4. The fourth way to build trust in your culture is to get your executives in front of employees as often as possible and in the most informal settings you can arrange. Tell your CEO and VPs to show up at department meetings so they can meet and mingle with your employees in every function. Get them out among the people who report to them.
If you are a CEO or VP and you're not spending half your time with non-leadership employees, you are missing out. You are not connected to your team. Let people see you making decisions and leading your staff. Let them get a sense of you beyond your title and your bio. Why be a leader if you only lead through a closed office door?
5. The fifth way to build trust in your culture is to value your employees as people more than you value them as production units.

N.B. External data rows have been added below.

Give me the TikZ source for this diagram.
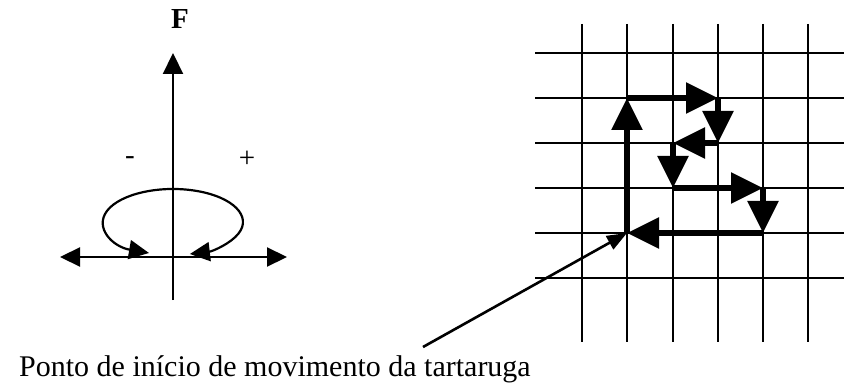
\documentclass[tikz,border=0pt]{standalone}
\usepackage{fontspec}
\setmainfont{Liberation Serif}
\usetikzlibrary{arrows.meta}
\tikzset{
  ax/.style={line width=2.2pt,black},
  gd/.style={line width=2.4pt,black},
  mv/.style={line width=5.5pt,-{Triangle[length=32pt,width=30pt]}},
  pt/.style={line width=2.6pt,-{Triangle[length=20pt,width=15pt]}},
  lb/.style={font=\fontsize{29}{29}\selectfont}
}

\begin{document}
\begin{tikzpicture}[x=1pt,y=-1pt]
\useasboundingbox (0,0) rectangle (844,385);
% left: rotation sketch
\coordinate (O) at (173,257);
\coordinate (fT) at (173,53);
\coordinate (fB) at (173,300);
\coordinate (hL) at (60,257);
\coordinate (hR) at (287,257);
\coordinate (cs) at (149,253);
\node[font=\bfseries\fontsize{29}{29}\selectfont] (fl) at (180,19) {F};
\draw[ax,-{Triangle[length=21pt,width=20pt]}] (fB) -- (fT);
\draw[ax,{Triangle[length=20pt,width=19pt]}-{Triangle[length=20pt,width=19pt]}] (hL) -- (hR);
\draw[ax,{Triangle[length=20pt,width=19pt]}-{Triangle[length=20pt,width=19pt]}]
  (cs) arc[start angle=110,end angle=436,x radius=70,y radius=33];
\node[lb] (mn) at (130,161) {-};
\node[lb] (pl) at (247,159) {+};
% right: grid and turtle path
\foreach \x in {582,627,673,718,763,808}
  \draw[gd] (\x,24) -- (\x,342);
\foreach \y in {53,98,143,188,233,278}
  \draw[gd] (535,\y) -- (844,\y);
\coordinate (p0) at (627,233);
\coordinate (p1) at (627,98);
\coordinate (p2) at (718,98);
\coordinate (p3) at (718,143);
\coordinate (p4) at (673,143);
\coordinate (p5) at (673,188);
\coordinate (p6) at (763,188);
\coordinate (p7) at (763,233);
\foreach \a/\b in {p0/p1,p1/p2,p2/p3,p3/p4,p4/p5,p5/p6,p6/p7,p7/p0}
  \draw[mv] (\a) -- (\b);
% caption and pointer
\coordinate (tl) at (423,347);
\draw[pt] (tl) -- (p0);
\node[anchor=base west,inner sep=0pt,font=\fontsize{30}{30}\selectfont] (cap) at (19,376)
  {Ponto de início de movimento da tartaruga};
\end{tikzpicture}
\end{document}
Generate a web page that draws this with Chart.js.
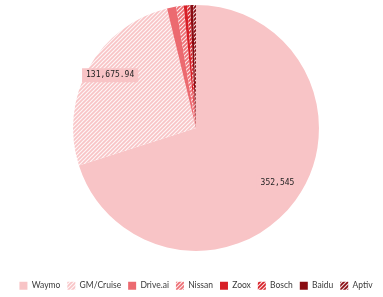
<!DOCTYPE html>
<html lang="en">
<head>
    <meta charset="UTF-8">
    <title>Autonomous miles</title>
    <script src="https://cdn.jsdelivr.net/npm/chart.js"></script>
    <style>
        body { margin: 0; background: #fff; }
        #wrap { width: 383px; height: 297px; }
    </style>
</head>
<body>
    <div id="wrap"><canvas id="milesChart" width="383" height="297"></canvas></div>
    <script>
        const companies = ['Waymo', 'GM/Cruise', 'Drive.ai', 'Nissan', 'Zoox', 'Bosch', 'Baidu', 'Aptiv'];
        const miles = [352545, 131675.94, 6015, 5007, 2244, 2000, 1971, 1811];
        const baseColors = ['#f8c4c6', '#f8c4c6', '#ec6a70', '#ee6e74', '#d71f27', '#d71f27', '#8a0c12', '#8a0c12'];
        const hatched = [false, true, false, true, false, true, false, true];
        const labelled = [true, true, false, false, false, false, false, false];

        function hatch(color) {
            const c = document.createElement('canvas');
            c.width = 4;
            c.height = 4;
            const g = c.getContext('2d');
            g.fillStyle = color;
            g.fillRect(0, 0, 4, 4);
            g.strokeStyle = 'rgba(255,255,255,0.85)';
            g.lineWidth = 1.2;
            g.beginPath();
            g.moveTo(-1, 1); g.lineTo(1, -1);
            g.moveTo(-1, 5); g.lineTo(5, -1);
            g.moveTo(3, 5); g.lineTo(5, 3);
            g.stroke();
            return g.createPattern(c, 'repeat');
        }

        const fills = baseColors.map((col, i) => hatched[i] ? hatch(col) : col);

        // value labels for the two big slices
        const sliceLabels = {
            id: 'sliceLabels',
            afterDatasetsDraw(chart) {
                const ctx = chart.ctx;
                const meta = chart.getDatasetMeta(0);
                ctx.save();
                ctx.font = '8px "DejaVu Sans Mono", monospace';
                ctx.textAlign = 'center';
                ctx.textBaseline = 'middle';
                meta.data.forEach((arc, i) => {
                    if (!labelled[i]) return;
                    const mid = (arc.startAngle + arc.endAngle) / 2;
                    const r = arc.outerRadius * 0.81;
                    const x = arc.x + Math.cos(mid) * r + 1;
                    const y = arc.y + Math.sin(mid) * r - 4;
                    const txt = miles[i].toLocaleString('en-US', { maximumFractionDigits: 2 });
                    const w = ctx.measureText(txt).width;
                    ctx.fillStyle = baseColors[0];
                    ctx.fillRect(x - w / 2 - 4, y - 7, w + 8, 14);
                    ctx.fillStyle = '#222';
                    ctx.fillText(txt, x, y);
                });
                ctx.restore();
            }
        };

        new Chart(document.getElementById('milesChart'), {
            type: 'pie',
            data: {
                labels: companies,
                datasets: [{
                    data: miles,
                    backgroundColor: fills,
                    borderWidth: 0
                }]
            },
            options: {
                responsive: false,
                animation: false,
                layout: { padding: { top: 5, left: 9, right: 0, bottom: -3 } },
                plugins: {
                    tooltip: { enabled: false },
                    legend: {
                        position: 'bottom',
                        title: { display: true, text: ' ', padding: 7, font: { size: 8 } },
                        labels: {
                            boxWidth: 8,
                            boxHeight: 8,
                            padding: 7,
                            color: '#3a3a3a',
                            font: { family: 'Lato', size: 8.5 }
                        }
                    }
                }
            },
            plugins: [sliceLabels]
        });
    </script>
</body>
</html>
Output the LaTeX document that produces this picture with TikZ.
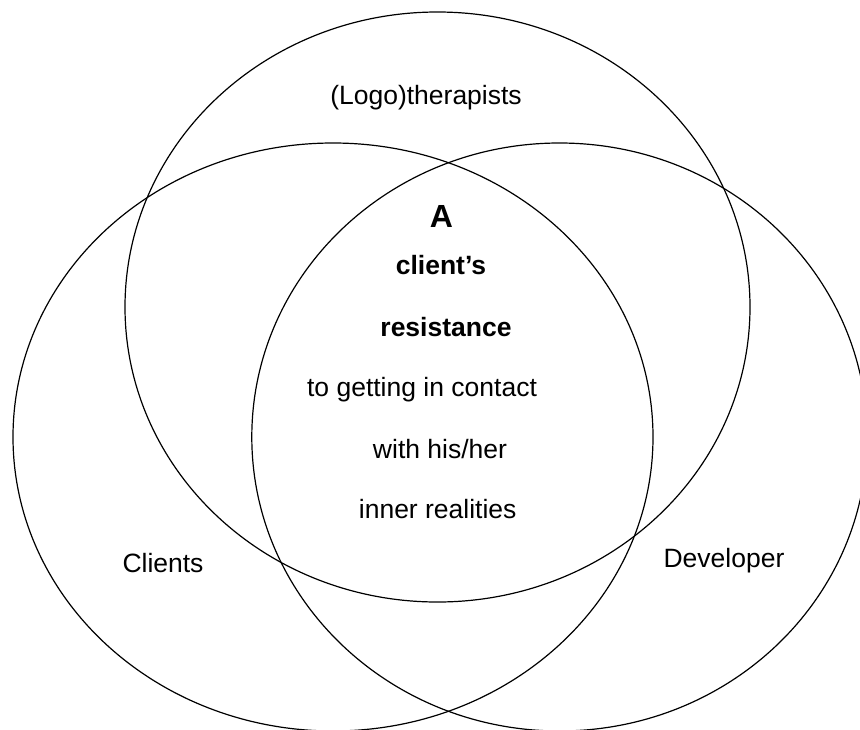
\documentclass[tikz,border=0pt]{standalone}
\usepackage{fontspec}
\setmainfont{Liberation Sans}
\begin{document}
\begin{tikzpicture}[x=1pt,y=-1pt,
  ring/.style={line width=1.2pt, draw=black},
  lbl/.style={anchor=base, inner sep=0pt, font=\fontsize{26.5}{30}\selectfont},
  boldlbl/.style={anchor=base, inner sep=0pt, font=\fontsize{26.5}{30}\selectfont\bfseries},
  biglbl/.style={anchor=base, inner sep=0pt, font=\fontsize{32}{36}\selectfont\bfseries}]
\useasboundingbox (0,0) rectangle (860,729);
\begin{scope}
  \clip (0,0) rectangle (860,729);
  % (Logo)therapists
  \draw[ring] (437.5,307) ellipse [x radius=312.5, y radius=295];
  % Clients
  \draw[ring] (333,437) ellipse [x radius=320, y radius=294];
  % Developer
  \draw[ring] (559.5,437) ellipse [x radius=307.7, y radius=294];
\end{scope}
\node[lbl] (therapists) at (426,104) {(Logo)therapists};
\node[lbl] (clients) at (163,572) {Clients};
\node[lbl] (developer) at (724,567) {Developer};
\node[biglbl] (a) at (441.5,227.3) {A};
\node[boldlbl] (clientres) at (441,274) {client’s};
\node[boldlbl] (resistance) at (446,336) {resistance};
\node[lbl] (contact) at (422,396.7) {to getting in contact};
\node[lbl] (his) at (440,458) {with his/her};
\node[lbl] (inner) at (437.7,518) {inner realities};
\end{tikzpicture}
\end{document}
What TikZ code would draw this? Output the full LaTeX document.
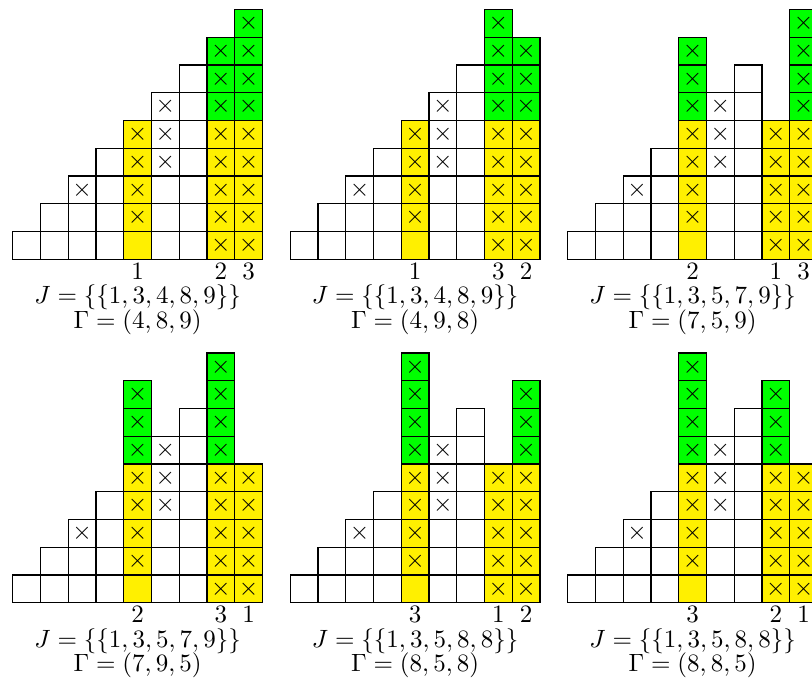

You get to show how much you value your employees every day, in a thousand ways. When you make human decisions instead of mechanical ones based only on dollars and cents or "operational efficiency," people notice.
6. The sixth way to build trust in your culture is to role model appropriate leadership and get your fellow leaders to do the same thing. Too many managers look at "the employees" as a bloc and seldom think about the individual people they supervise, or their needs or challenges. Real leaders are intently focused on the people who report to them and the energy on the team. Every leader can develop that same focus. You can support one another in the journey!
7. The seventh way to build trust in your culture is to admit when the company makes mistakes, or when you personally make a mistake.
8. The eighth way to build a trusting culture is to use a human voice in your communications with employees. Get rid of the terse, governmental jargon used too often in business communications, and address your employees as the brilliant human beings they are.
9. The ninth way to build trust in your culture is to ask your employees how they're doing, what they think and what they'd like to see at work -- all the time. Don't do it through an anonymous survey. When you have to promise anonymity to get honest answers from your employees, you've already lost the war between fear and trust.
10. The tenth way to build trust in your company is to be honest with employees. The more visibility your employees can get into the future (and their own futures with your firm) the better. The more they know about the organization's plans, priorities, challenges and opportunities the more in sync they will be with the leadership team.